Purpose-built Mosques in Copenhagen: Visibility, Publicity and Cultural Dispute

Maja De Neergaard, Lasse Kofoed, Kirsten Simonsen

Abstract


The paper comes out of a case study within the framework of a larger project titled Paradoxical spaces: Encountering the Other in public space. The case is developed around the cross-cultural encounters provoked by the enhanced public visibility of Islam occasioned by the recent construction of purpose-built mosques in Copenhagen. The public visibility is a manifestation of religious differences that cannot be thought independent of the materiality of culture; namely aesthetic forms, dress codes and architectural genres. Cultural encounters are mediated through the materiality, the aesthetic form and the location of the mosques.
 
In the paper we explore both similarities and differences in the way the material culture of the mosques are planned and received by the public. Today, three purpose-built mosques exist in the Copenhagen area, and they differ in terms of architectural form, age and history, neighbourhood types and planning process.
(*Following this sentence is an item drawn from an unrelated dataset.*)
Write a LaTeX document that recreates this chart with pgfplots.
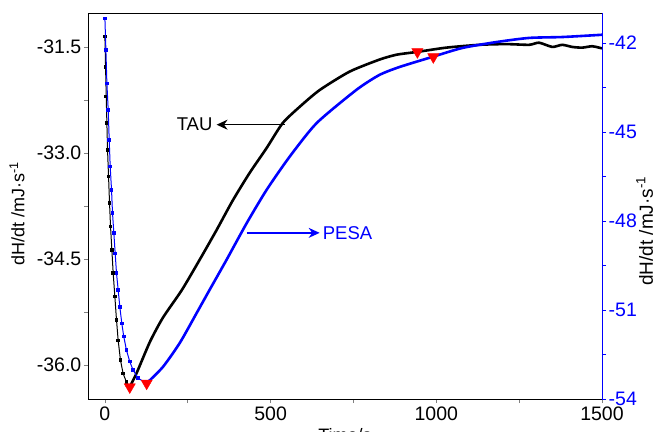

This variation seems to have consequences to the degree and form of cultural dissonance and political dispute. The paper provides a qualitative, comparative exploration of these differences in order to understand the ways in which these mosques are received in public, how this reception varies, and what lessons that can be learned from these meetings as regards possibilities/limitations for, and co-existence in, the city.